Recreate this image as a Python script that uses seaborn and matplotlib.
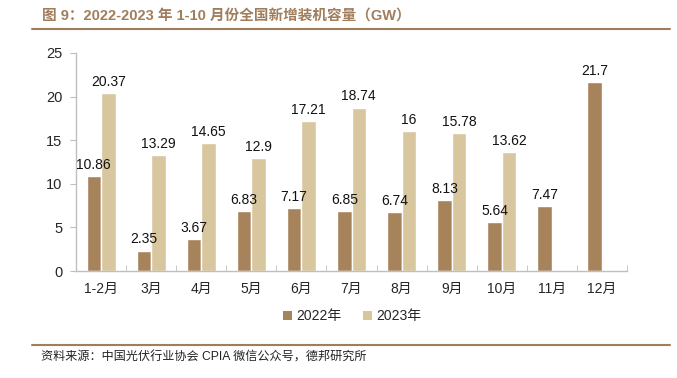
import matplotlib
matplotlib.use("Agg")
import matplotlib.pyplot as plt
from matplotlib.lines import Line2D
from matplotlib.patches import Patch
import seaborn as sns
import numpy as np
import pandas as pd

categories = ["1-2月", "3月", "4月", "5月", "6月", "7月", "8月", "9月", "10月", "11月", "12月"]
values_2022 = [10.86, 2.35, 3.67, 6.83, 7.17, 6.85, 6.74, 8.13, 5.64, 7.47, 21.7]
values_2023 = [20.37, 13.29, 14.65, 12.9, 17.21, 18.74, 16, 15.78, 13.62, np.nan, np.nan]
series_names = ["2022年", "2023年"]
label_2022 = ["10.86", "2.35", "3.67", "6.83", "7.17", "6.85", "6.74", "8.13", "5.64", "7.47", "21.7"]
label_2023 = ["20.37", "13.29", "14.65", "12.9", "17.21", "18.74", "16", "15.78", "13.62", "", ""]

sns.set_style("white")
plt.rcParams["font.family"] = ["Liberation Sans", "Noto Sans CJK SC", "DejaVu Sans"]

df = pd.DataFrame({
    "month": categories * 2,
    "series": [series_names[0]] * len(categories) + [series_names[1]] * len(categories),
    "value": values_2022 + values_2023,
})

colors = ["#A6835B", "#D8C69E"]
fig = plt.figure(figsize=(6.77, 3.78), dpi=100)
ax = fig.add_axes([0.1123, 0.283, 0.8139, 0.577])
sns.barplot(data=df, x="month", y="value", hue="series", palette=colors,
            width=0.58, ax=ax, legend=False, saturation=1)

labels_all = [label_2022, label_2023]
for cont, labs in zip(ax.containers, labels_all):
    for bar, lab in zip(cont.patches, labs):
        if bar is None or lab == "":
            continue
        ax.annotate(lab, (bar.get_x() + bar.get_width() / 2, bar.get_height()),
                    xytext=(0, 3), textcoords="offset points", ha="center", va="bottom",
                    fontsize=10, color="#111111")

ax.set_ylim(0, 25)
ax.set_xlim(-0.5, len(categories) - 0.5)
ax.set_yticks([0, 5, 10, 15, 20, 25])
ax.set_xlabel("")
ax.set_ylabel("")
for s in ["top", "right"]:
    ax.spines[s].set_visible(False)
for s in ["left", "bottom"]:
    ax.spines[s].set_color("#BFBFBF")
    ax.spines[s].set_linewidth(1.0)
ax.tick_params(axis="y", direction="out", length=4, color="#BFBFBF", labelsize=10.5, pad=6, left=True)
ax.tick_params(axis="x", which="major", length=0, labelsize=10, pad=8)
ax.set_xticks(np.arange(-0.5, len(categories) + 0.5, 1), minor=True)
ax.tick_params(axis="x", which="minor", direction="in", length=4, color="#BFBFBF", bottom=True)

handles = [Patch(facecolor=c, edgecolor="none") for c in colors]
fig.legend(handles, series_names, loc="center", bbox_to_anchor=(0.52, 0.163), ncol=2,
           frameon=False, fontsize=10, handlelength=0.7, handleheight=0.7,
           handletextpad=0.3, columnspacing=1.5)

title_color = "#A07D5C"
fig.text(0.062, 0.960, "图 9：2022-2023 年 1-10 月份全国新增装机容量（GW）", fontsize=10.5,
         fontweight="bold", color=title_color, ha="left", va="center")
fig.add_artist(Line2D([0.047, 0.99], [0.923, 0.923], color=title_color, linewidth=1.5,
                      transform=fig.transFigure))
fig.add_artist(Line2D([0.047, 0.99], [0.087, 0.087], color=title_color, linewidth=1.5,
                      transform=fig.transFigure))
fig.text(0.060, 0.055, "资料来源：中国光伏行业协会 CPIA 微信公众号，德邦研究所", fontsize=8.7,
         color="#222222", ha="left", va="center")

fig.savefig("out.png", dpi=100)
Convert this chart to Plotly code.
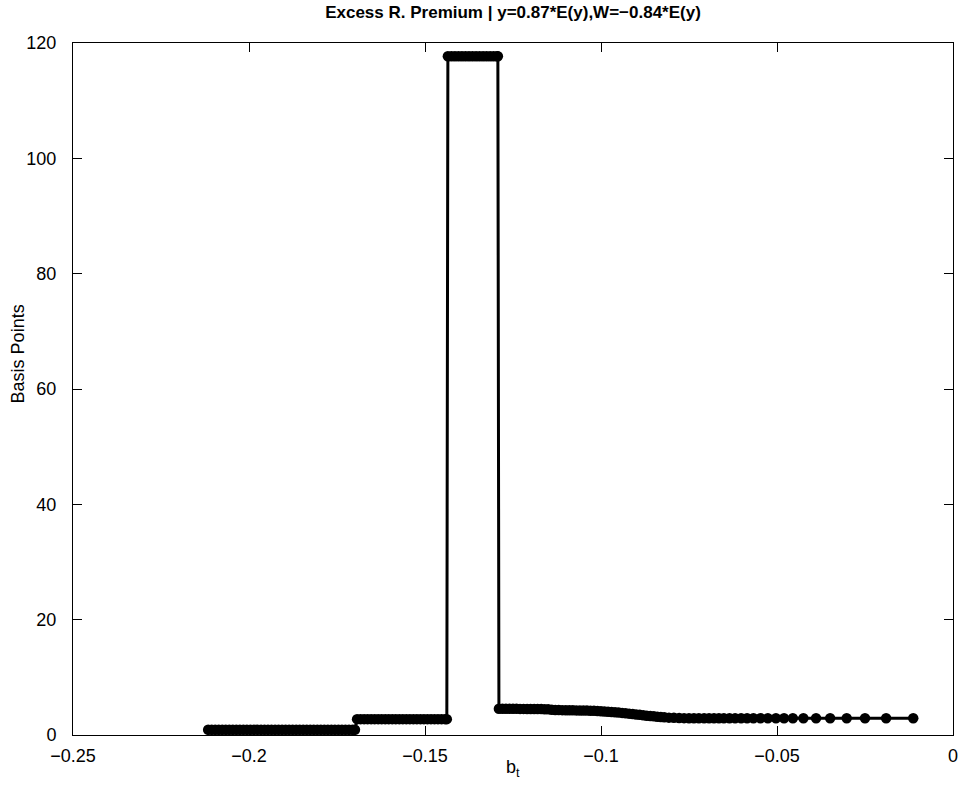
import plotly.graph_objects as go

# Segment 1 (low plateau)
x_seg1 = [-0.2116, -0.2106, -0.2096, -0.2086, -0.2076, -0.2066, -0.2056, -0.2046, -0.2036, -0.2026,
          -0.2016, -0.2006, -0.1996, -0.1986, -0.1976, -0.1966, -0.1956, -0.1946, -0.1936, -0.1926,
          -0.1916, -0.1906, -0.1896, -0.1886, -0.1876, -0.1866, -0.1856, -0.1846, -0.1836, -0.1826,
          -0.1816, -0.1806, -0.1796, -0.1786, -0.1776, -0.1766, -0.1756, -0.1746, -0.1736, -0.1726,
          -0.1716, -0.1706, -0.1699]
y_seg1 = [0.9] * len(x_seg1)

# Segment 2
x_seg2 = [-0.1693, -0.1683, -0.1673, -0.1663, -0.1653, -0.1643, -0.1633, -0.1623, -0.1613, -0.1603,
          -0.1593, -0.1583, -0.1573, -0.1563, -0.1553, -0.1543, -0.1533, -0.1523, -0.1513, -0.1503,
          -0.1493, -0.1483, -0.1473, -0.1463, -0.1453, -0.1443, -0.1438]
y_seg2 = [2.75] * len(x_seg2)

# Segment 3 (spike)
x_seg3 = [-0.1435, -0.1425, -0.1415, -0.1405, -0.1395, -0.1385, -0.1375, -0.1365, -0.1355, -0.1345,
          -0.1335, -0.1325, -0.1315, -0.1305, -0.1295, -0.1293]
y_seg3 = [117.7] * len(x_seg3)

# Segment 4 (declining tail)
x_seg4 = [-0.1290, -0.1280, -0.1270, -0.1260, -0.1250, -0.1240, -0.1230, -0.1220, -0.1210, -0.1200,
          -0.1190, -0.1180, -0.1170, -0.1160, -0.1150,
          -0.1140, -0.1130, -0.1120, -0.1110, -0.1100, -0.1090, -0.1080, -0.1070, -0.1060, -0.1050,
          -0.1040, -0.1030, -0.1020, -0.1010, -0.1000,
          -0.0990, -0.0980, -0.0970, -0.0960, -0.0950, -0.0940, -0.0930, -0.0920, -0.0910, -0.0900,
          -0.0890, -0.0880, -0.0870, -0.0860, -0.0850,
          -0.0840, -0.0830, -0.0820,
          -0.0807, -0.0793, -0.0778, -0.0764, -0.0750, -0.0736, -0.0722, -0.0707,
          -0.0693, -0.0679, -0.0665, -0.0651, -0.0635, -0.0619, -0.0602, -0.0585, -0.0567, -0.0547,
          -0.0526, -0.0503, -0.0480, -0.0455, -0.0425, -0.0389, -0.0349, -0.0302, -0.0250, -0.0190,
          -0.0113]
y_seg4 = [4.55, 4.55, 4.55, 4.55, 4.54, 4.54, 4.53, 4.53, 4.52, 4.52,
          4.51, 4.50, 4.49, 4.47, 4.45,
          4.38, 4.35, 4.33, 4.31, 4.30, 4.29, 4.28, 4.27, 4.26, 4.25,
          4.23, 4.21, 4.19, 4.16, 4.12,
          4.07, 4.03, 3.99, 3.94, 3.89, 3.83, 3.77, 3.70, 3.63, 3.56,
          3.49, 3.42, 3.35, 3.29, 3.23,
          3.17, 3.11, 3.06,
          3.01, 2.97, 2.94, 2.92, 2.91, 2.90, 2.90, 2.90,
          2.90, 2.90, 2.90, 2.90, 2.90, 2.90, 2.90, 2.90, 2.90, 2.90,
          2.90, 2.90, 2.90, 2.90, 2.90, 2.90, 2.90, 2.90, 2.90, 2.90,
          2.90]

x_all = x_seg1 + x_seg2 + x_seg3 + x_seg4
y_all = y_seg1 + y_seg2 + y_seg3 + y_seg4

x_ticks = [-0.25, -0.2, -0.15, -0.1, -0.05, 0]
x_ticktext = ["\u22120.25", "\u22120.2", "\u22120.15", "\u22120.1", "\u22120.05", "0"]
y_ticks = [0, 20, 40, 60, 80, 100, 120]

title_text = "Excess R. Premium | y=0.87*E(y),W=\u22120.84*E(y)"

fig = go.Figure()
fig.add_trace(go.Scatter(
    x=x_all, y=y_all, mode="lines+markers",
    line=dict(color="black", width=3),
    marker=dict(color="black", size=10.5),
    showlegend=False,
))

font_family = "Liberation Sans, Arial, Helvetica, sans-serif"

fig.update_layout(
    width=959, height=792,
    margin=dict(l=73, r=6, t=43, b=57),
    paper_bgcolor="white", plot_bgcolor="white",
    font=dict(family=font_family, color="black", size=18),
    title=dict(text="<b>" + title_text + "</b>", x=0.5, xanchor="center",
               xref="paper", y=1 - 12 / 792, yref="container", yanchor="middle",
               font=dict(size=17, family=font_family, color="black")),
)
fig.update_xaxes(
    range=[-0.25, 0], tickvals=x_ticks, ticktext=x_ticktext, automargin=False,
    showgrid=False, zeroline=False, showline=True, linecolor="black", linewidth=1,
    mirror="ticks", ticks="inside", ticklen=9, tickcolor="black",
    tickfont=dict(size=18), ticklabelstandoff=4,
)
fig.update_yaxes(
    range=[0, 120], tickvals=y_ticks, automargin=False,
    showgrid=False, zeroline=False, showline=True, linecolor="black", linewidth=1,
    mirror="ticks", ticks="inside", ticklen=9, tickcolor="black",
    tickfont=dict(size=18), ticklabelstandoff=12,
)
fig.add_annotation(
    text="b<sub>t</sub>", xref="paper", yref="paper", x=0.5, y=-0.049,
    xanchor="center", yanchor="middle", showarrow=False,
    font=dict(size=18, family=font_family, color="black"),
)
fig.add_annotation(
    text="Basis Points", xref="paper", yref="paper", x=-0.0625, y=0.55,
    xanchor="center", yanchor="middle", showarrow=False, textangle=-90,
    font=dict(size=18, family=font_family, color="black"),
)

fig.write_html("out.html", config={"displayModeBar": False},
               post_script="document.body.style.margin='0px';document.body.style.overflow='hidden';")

===

Repeat exactly, and only, the lines from the one containing "Convert this chart to Plotly code." through the one containing "import plotly.graph_objects as go", both included, without the pictures.

Convert this chart to Plotly code.
import plotly.graph_objects as go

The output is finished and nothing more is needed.